# Input for this task
* begin *
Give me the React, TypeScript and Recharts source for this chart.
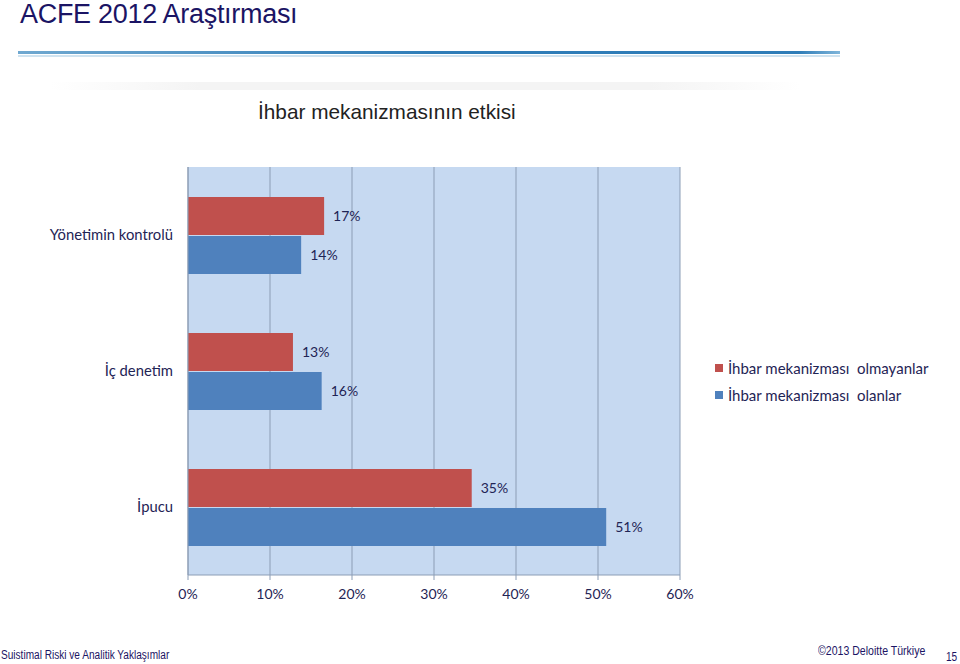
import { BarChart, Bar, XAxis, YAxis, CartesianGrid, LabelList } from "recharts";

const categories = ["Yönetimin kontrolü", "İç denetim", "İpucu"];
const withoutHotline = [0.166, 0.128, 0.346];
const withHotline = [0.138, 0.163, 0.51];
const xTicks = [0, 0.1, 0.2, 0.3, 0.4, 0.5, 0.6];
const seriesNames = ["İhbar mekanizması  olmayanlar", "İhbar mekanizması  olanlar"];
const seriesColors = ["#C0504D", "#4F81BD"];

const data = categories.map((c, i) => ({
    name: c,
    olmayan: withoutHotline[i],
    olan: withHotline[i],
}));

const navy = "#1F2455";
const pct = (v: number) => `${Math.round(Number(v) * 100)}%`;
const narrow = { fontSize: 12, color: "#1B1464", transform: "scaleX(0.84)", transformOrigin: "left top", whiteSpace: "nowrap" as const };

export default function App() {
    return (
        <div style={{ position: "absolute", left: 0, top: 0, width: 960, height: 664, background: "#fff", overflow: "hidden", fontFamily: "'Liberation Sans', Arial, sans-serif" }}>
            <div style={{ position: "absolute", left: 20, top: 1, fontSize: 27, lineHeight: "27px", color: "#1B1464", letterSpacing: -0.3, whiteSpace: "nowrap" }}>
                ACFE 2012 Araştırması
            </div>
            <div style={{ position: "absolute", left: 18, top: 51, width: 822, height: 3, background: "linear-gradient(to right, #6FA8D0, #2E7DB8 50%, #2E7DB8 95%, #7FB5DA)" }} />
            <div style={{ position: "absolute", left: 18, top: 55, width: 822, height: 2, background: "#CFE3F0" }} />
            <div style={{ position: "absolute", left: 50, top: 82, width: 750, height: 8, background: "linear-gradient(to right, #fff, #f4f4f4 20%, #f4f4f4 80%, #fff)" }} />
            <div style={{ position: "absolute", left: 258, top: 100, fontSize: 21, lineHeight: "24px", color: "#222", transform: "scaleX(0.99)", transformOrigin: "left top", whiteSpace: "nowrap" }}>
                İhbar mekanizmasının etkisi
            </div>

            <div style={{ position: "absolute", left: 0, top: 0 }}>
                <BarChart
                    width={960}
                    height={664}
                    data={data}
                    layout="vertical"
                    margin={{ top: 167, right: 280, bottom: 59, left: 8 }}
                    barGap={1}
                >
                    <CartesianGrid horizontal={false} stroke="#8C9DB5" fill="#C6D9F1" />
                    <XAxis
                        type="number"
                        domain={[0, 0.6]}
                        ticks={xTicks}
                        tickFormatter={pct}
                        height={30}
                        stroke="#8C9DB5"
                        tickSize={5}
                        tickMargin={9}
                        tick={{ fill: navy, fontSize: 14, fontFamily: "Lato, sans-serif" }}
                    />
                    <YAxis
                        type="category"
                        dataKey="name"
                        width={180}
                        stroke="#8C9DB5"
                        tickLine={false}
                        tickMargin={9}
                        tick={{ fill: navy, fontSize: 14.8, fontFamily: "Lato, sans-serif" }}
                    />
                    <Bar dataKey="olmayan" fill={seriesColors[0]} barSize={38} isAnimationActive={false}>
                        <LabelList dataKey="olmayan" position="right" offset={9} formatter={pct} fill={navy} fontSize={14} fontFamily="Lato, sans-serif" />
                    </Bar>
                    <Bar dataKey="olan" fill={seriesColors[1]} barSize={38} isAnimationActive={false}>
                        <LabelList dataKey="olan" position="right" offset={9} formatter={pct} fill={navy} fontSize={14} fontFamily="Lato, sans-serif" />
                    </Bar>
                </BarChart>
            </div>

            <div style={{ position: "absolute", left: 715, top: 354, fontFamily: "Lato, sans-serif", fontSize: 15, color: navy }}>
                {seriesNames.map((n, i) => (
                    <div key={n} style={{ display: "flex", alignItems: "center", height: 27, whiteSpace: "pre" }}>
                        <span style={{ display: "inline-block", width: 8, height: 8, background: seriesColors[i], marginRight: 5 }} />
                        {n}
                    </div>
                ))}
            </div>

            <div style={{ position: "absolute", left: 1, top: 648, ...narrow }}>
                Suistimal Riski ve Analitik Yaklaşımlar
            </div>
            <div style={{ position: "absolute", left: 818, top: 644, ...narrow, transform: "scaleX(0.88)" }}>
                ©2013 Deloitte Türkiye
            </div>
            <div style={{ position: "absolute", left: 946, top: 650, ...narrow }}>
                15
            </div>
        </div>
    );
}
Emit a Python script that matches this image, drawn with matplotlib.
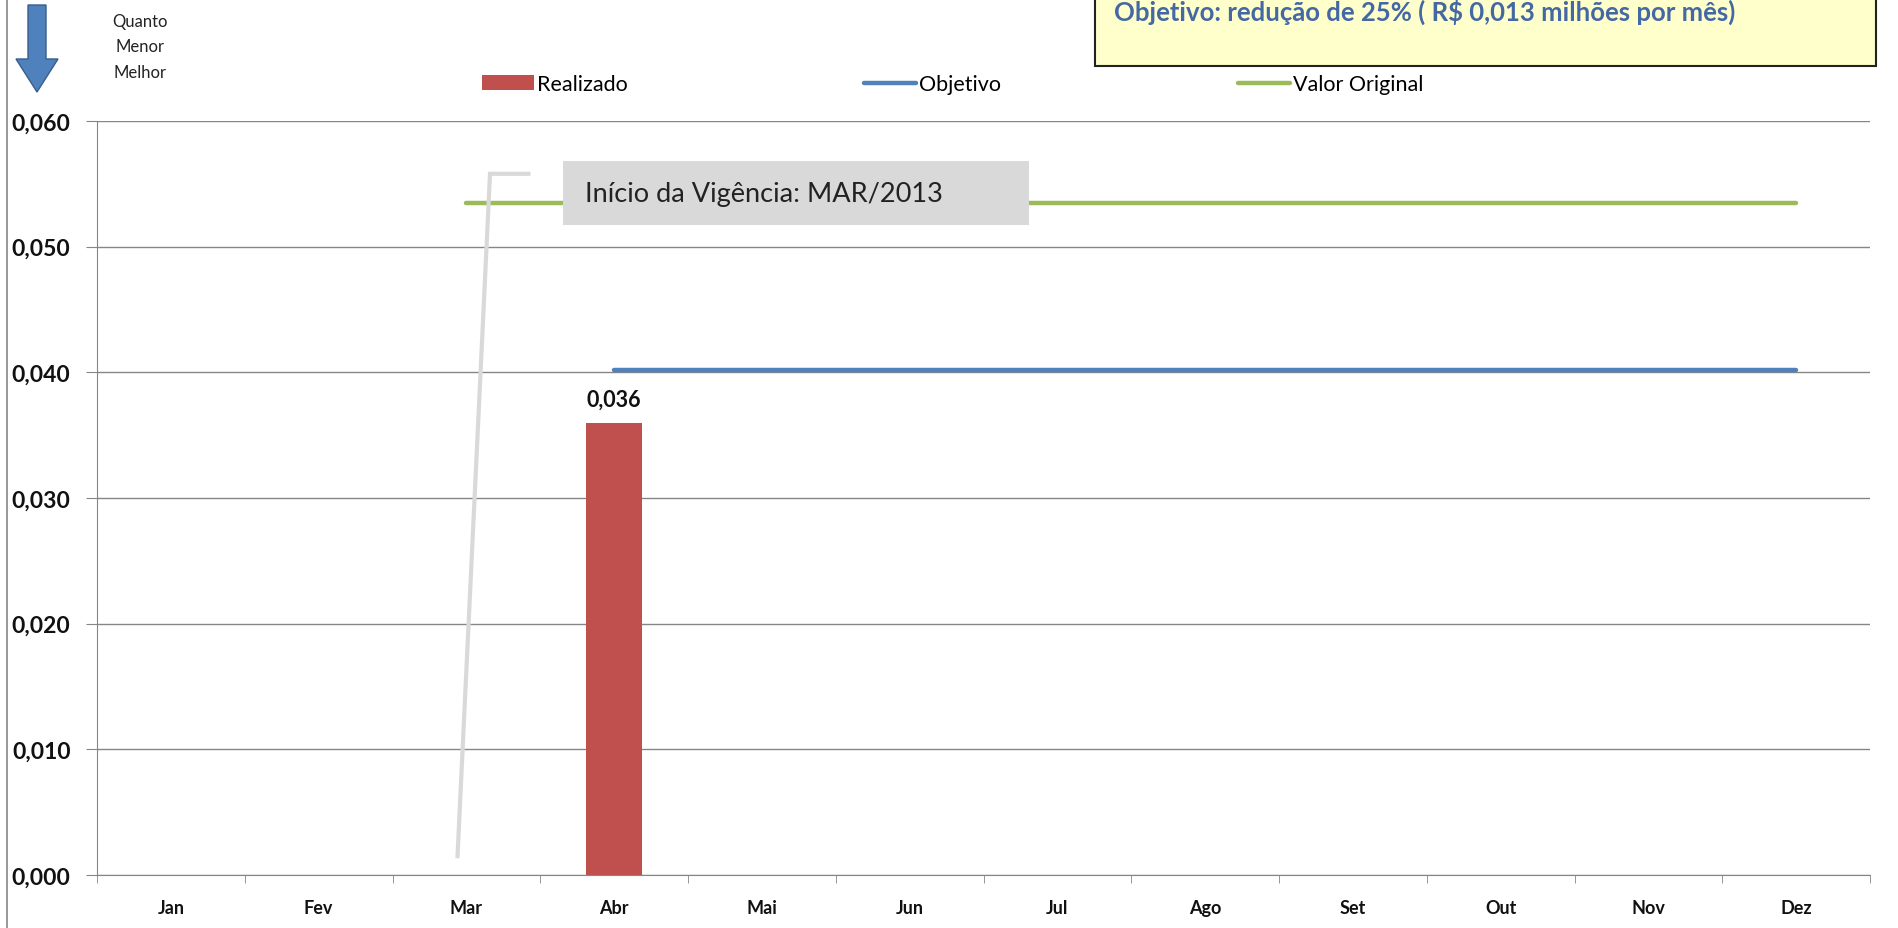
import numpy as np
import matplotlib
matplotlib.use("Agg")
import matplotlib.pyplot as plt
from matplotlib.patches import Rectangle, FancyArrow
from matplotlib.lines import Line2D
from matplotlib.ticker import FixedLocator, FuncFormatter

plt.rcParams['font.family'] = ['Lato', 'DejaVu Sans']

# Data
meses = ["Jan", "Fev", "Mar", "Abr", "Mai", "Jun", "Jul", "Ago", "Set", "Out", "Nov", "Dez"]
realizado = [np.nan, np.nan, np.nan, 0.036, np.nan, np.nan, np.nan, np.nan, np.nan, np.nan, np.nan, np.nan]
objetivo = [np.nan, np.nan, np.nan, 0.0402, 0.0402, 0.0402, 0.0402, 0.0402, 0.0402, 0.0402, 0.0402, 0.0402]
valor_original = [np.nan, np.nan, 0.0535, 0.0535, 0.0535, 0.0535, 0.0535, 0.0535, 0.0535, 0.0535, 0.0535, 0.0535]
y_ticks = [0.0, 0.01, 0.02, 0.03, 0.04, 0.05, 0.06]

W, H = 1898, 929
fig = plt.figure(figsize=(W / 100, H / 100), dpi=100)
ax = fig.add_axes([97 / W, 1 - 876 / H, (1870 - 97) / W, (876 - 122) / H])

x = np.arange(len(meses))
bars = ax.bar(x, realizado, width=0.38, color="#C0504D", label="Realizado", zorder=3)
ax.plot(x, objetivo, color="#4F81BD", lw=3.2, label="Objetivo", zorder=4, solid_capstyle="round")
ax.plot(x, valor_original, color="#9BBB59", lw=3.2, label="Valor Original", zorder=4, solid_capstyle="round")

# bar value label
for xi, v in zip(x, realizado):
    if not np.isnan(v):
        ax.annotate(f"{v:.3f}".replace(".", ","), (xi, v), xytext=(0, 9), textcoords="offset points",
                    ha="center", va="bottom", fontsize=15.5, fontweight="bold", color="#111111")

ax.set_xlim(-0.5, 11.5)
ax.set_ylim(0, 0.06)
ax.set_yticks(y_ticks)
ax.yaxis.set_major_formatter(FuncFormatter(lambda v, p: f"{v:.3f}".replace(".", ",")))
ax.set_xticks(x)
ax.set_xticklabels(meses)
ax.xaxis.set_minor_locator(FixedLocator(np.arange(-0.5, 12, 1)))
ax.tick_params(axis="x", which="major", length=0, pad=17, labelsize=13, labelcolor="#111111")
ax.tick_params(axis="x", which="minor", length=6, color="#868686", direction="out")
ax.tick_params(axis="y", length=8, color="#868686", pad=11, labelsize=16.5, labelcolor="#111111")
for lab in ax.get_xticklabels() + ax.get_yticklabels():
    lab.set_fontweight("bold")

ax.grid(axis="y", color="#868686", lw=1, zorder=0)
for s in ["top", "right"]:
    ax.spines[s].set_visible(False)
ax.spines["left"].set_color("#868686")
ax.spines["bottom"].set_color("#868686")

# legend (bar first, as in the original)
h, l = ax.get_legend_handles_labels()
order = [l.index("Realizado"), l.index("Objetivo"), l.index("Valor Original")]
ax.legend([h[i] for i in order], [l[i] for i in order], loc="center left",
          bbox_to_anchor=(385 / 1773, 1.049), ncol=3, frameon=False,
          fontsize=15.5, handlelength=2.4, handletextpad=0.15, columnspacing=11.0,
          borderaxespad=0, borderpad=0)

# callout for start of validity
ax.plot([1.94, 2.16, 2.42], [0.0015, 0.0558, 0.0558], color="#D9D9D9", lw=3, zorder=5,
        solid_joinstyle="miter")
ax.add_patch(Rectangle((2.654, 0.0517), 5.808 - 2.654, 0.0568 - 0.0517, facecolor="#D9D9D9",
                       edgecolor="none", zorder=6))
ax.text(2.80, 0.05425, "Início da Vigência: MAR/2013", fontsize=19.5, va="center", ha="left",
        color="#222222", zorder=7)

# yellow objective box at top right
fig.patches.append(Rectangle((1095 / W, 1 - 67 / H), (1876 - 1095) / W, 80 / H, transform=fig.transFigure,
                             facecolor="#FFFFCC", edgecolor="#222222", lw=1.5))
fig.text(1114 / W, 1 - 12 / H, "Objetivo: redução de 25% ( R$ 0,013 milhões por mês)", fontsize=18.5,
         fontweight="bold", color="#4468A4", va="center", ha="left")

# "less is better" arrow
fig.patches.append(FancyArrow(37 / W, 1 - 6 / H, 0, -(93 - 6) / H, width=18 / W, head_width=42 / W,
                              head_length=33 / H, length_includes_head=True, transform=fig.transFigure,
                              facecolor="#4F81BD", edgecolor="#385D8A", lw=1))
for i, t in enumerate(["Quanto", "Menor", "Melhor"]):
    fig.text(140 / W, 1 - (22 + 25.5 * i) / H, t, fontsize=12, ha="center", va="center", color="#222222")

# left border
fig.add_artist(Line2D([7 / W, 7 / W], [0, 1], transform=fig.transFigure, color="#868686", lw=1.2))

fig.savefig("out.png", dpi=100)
* end *
# Written instruction
Locate all lines in the listing above with the word "matplotlib" and copy them.

# Task output
Emit a Python script that matches this image, drawn with matplotlib.
import matplotlib
matplotlib.use("Agg")
import matplotlib.pyplot as plt
from matplotlib.patches import Rectangle, FancyArrow
from matplotlib.lines import Line2D
from matplotlib.ticker import FixedLocator, FuncFormatter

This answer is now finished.